Getting Published: A Write of Passage
Buffalo State has historically offered at least one workshop each year to help faculty and staff become published authors. This year, a structured series of workshops called “Matchmaking 4 Scholarship” is designed to help new and seasoned campus scholars through each step of the process, with the goal of producing a published work by September.
The workshops began on March 12 with an overview of available resources. Two more workshops are slated for April 23 and May 14 in E. H. Butler Library 314. A final meeting on September 1 will give authors the opportunity to share their completed submissions. Workshop reservations are recommended but not required.
In the past, Sharon Cramer, SUNY Distinguished Service Professor of exceptional education, organized at least one similar workshop each year. She led a program called “Write On!” in the late 1990s, which included a workshop called “Targeting the Right Journals” by Hilary Sternberg, Butler Library’s head of reference. This year, Cramer collaborated with E. H. Butler Library and the Faculty Development Center to expand the training. She is grateful for the support.
“The best resources at Buffalo State to help faculty conduct research are the librarians,” said Mark McBride, senior assistant librarian. “They understand the research databases and know how to pare down or expand research.”
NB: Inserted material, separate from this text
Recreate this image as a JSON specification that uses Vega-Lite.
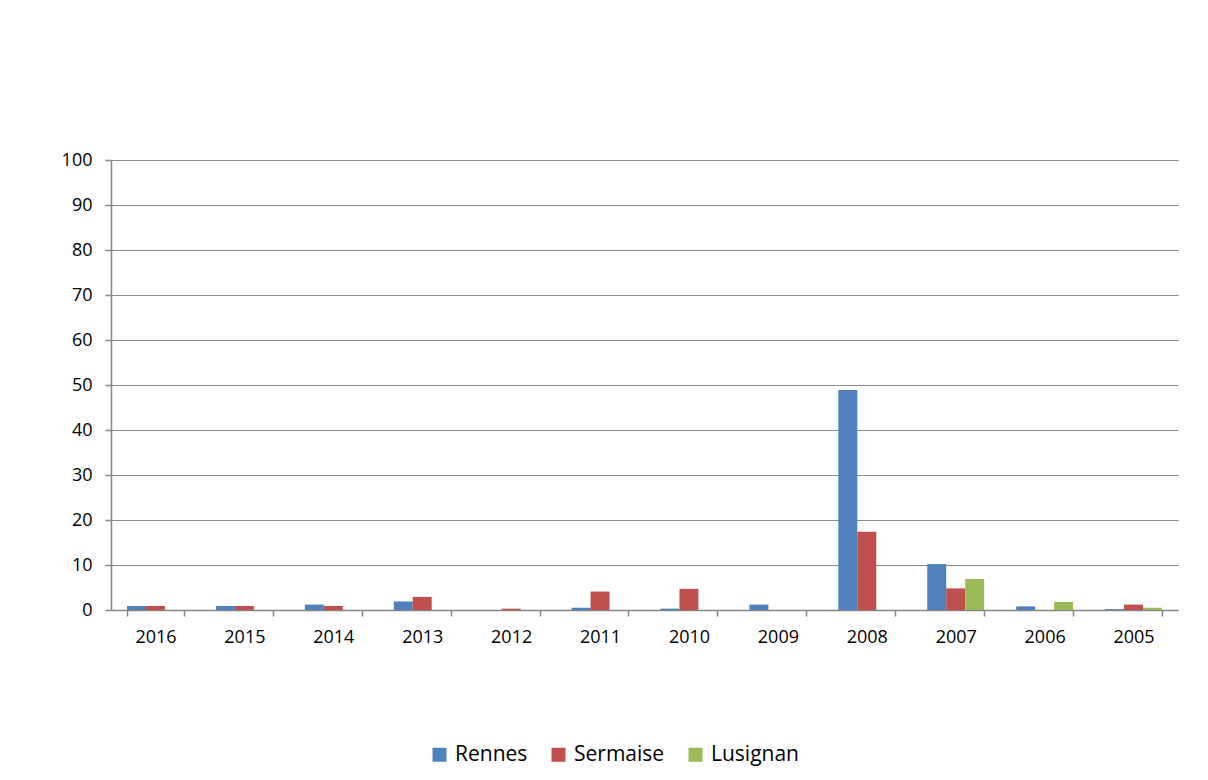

E. H. Butler Library has online access to more than 25,000 periodicals. “And if we don’t have a journal in our collection,” McBride said, “we’ll find a place that does and deliver the content for you.”
Cramer said finding the right publication is one of the hardest parts of the publishing process. She and McBride will discuss the process of identifying publishers during the April 23 workshop. On May 14, they will discuss the relationship-building process with editors and offer advice on how to overcome “roadblocks” to the writing process.
“It seems easier today for people to find information online, but the challenge remains the same: you have to find the right match for your work,” Cramer said. She advises new faculty to contact editors before trying to write an article that may seem geared for a specific journal. She also suggests presenting at conferences to gauge peer reaction, but not stopping there.
“How many presentations have never been turned into publications?” Cramer asked. “We all have many PowerPoint conference files we thought would be the start of articles, but we get busy. We need to push ourselves beyond the presentations, to publication.”
Sue McMillen, associate professor of mathematics and director of faculty development, agrees, identifying additional challenges to publishing, such as finding the time to write and overcoming rejection. “New faculty should be persistent,” she said. “Everyone gets an article rejected every now and then.”
McMillen said the Faculty Development Center in Bulger Communication Center 104 also has resources to help faculty members get started in the publishing process. More than anything, she said, she can help connect new faculty to others on campus who are engaged in similar research. She is currently building an online search tool to aid that process.
The rewards of publishing are many. “It is important to produce scholarly products,” McMillen said. “It’s part of the promotion and tenure process.” But there are other benefits, too. “The efforts I take to get my work published help keep my teaching and research fresh,” she said. “Sometimes we work in isolation while doing research. Getting published provides a sense of validation.”
“A published work can lead to off-campus collaboration,” McBride added, “and that can lead to limitless opportunities for rethinking how to teach and what to research.”
McBride is confident the workshops will help new faculty begin to put together a body of scholarship and enable other faculty members to expand their publications lists. “We want all campus scholars to know there are many people here at Buffalo State who are willing to guide them through the process,” he said.